Photo courtesy Claudia Welsh, Ansel Adams Gallery.
Just before sunset on Thursday, September 15th, more than 200 photographers and a half dozen media crews (including one from Japan) converged on Yosemite National Park’s Glacier Point in California. What drew them there was a prediction in Sky & Telescope's October issue, page 40: At dusk that evening, a nearly full Moon would rise in the southeast over Gray Peak and Mount Starr King and show almost exactly the same phase and sky location as in Ansel Adams' famous photograph "Autumn Moon," taken 57 years earlier to the day.

Shortly before sunset, with the Moon about to rise as it had in the original, Donald Olson explained the unusual photographic opportunity to a newspaper reporter. Author Roger Sinnott is in the hat at right.
Photo courtesy Claudia Welsh, Ansel Adams Gallery.

The article's authors, Texas State University astronomers Donald W. Olson and Russell Doescher, along with Mitte Honors Program students Ashley Ralph and Kellie Beicker, were on hand for the rare encore performance. "It happens once every 19 years," Olson explained, "but first we had to work out the date of the original photograph, for which Ansel Adams gave various conflicting years. We also had to find the exact location of his camera, near what is called the Geology Hut."

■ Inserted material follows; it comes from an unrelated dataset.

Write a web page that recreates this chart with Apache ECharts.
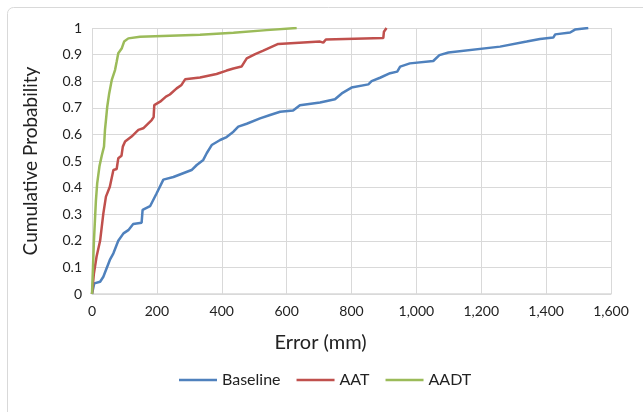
<!DOCTYPE html>
<html>
<head>
<meta charset="utf-8">
<script src="https://cdn.jsdelivr.net/npm/echarts@6/dist/echarts.min.js"></script>
<style>
  html, body { margin: 0; padding: 0; background: #fff; }
  #chart { width: 643px; height: 412px; }
</style>
</head>
<body>
<div id="chart"></div>
<script>
// 误差累积分布 (x: error mm, y: cumulative probability)
const legendNames = ['Baseline', 'AAT', 'AADT'];
const xTicks = [0, 200, 400, 600, 800, 1000, 1200, 1400, 1600];
const yTicks = [0, 0.1, 0.2, 0.3, 0.4, 0.5, 0.6, 0.7, 0.8, 0.9, 1];

const baselinePoints = [
    [0, 0], [7, 0.04], [25, 0.046], [35, 0.065], [55, 0.128], [66, 0.153], [81, 0.2],
    [97, 0.228], [112, 0.24], [127, 0.263], [153, 0.268], [156, 0.316], [179, 0.33],
    [199, 0.378], [220, 0.43], [251, 0.44], [281, 0.454], [307, 0.466], [323, 0.485],
    [343, 0.504], [354, 0.53], [369, 0.56], [395, 0.579], [415, 0.59], [436, 0.61],
    [451, 0.629], [477, 0.64], [518, 0.66], [549, 0.673], [580, 0.685], [620, 0.69],
    [641, 0.71], [703, 0.72], [749, 0.732], [770, 0.754], [800, 0.776], [852, 0.788],
    [862, 0.8], [888, 0.813], [919, 0.83], [941, 0.836], [950, 0.855], [980, 0.867],
    [1052, 0.876], [1071, 0.898], [1099, 0.908], [1258, 0.93], [1340, 0.949],
    [1381, 0.959], [1422, 0.964], [1428, 0.976], [1474, 0.983], [1489, 0.994], [1530, 1]
];

const aatPoints = [
    [0, 0], [6, 0.078], [14, 0.14], [25, 0.2], [35, 0.303], [43, 0.366], [55, 0.403],
    [66, 0.466], [76, 0.47], [81, 0.51], [91, 0.52], [95, 0.554], [102, 0.573],
    [122, 0.592], [143, 0.617], [158, 0.623], [184, 0.654], [190, 0.665], [192, 0.71],
    [210, 0.723], [228, 0.742], [240, 0.75], [261, 0.773], [276, 0.786], [287, 0.807],
    [333, 0.814], [384, 0.827], [415, 0.84], [436, 0.848], [461, 0.855], [477, 0.886],
    [503, 0.902], [528, 0.915], [574, 0.94], [703, 0.949], [713, 0.945], [721, 0.957],
    [898, 0.962], [900, 0.986], [908, 1]
];

const aadtPoints = [
    [0, 0], [3, 0.1], [6, 0.2], [12, 0.35], [16, 0.416], [23, 0.48], [30, 0.52],
    [37, 0.554], [40, 0.617], [43, 0.654], [47, 0.704], [53, 0.754], [61, 0.805],
    [71, 0.842], [76, 0.873], [81, 0.905], [92, 0.924], [99, 0.949], [112, 0.961],
    [148, 0.967], [333, 0.975], [436, 0.982], [538, 0.992], [631, 1]
];

const colors = ['#4F81BD', '#C0504D', '#9BBB59'];
const font = 'Lato, "Open Sans", sans-serif';

function makeLine(name, data, color) {
    return {
        name: name,
        type: 'line',
        data: data,
        symbol: 'none',
        smooth: false,
        lineStyle: { color: color, width: 2.5 },
        itemStyle: { color: color }
    };
}

const option = {
    animation: false,
    textStyle: { fontFamily: font },
    graphic: [{
        type: 'rect',
        shape: { x: 7.5, y: 7.5, width: 660, height: 430, r: 6 },
        style: { fill: 'none', stroke: '#d9d9d9', lineWidth: 1 },
        silent: true
    }],
    grid: { left: 92, right: 32, top: 28, bottom: 118 },
    legend: {
        data: legendNames,
        bottom: 19,
        left: 174,
        icon: 'rect',
        itemWidth: 38,
        itemHeight: 2.5,
        itemGap: 16,
        textStyle: { fontSize: 16, color: '#222', fontFamily: font }
    },
    xAxis: {
        type: 'value',
        min: xTicks[0],
        max: xTicks[xTicks.length - 1],
        interval: 200,
        name: 'Error (mm)',
        nameLocation: 'middle',
        nameGap: 39,
        // 标题略偏左, 与原图一致
        nameTextStyle: { fontSize: 20, color: '#222', fontFamily: font, padding: [0, 62, 0, 0] },
        axisLine: { show: true, lineStyle: { color: '#d9d9d9', width: 1.5 } },
        axisTick: { show: false },
        axisLabel: {
            fontSize: 14,
            color: '#222',
            margin: 10,
            formatter: v => v.toLocaleString('en-US')
        },
        splitLine: { show: true, lineStyle: { color: '#d9d9d9', width: 1 } }
    },
    yAxis: {
        type: 'value',
        min: yTicks[0],
        max: yTicks[yTicks.length - 1],
        interval: 0.1,
        name: 'Cumulative Probability',
        nameLocation: 'middle',
        nameGap: 52,
        nameTextStyle: { fontSize: 19, color: '#222', fontFamily: font },
        axisLine: { show: false },
        axisTick: { show: false },
        axisLabel: {
            fontSize: 14,
            color: '#222',
            margin: 10,
            formatter: v => String(Math.round(v * 10) / 10)
        },
        splitLine: { show: true, lineStyle: { color: '#d9d9d9', width: 1 } }
    },
    series: [
        makeLine(legendNames[0], baselinePoints, colors[0]),
        makeLine(legendNames[1], aatPoints, colors[1]),
        makeLine(legendNames[2], aadtPoints, colors[2])
    ]
};

echarts.init(document.getElementById('chart')).setOption(option);
</script>
</body>
</html>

Located at the north end of the Glacier Point overlook is the Geology Hut, which became the hub of activity as the critical time neared. This spot was identified by the Olson team as the place where Ansel Adams set up his tripod in 1948.
Photo courtesy Keri Comer.

Several photographers even showed up with giant view cameras, similar to the equipment Adams himself used.

At 6:50 p.m., Olson interrupted a newspaper interview to call out the start of a 4-minute interval when conditions for a repeat performance were optimal. Pellucid skies enabled the camera enthusiasts to experience the same magical low-Sun illumination that Adams had captured years earlier. But some won't know if they were successful until they get to their darkrooms back home.

"We do have lots of people showing up at Glacier Point for every full Moon," park ranger Dick Ewart explained. "But it's never been like this." Perhaps there will be a similar gathering on September 15, 2024, when the Sun and Moon will once again create the same memorable scene.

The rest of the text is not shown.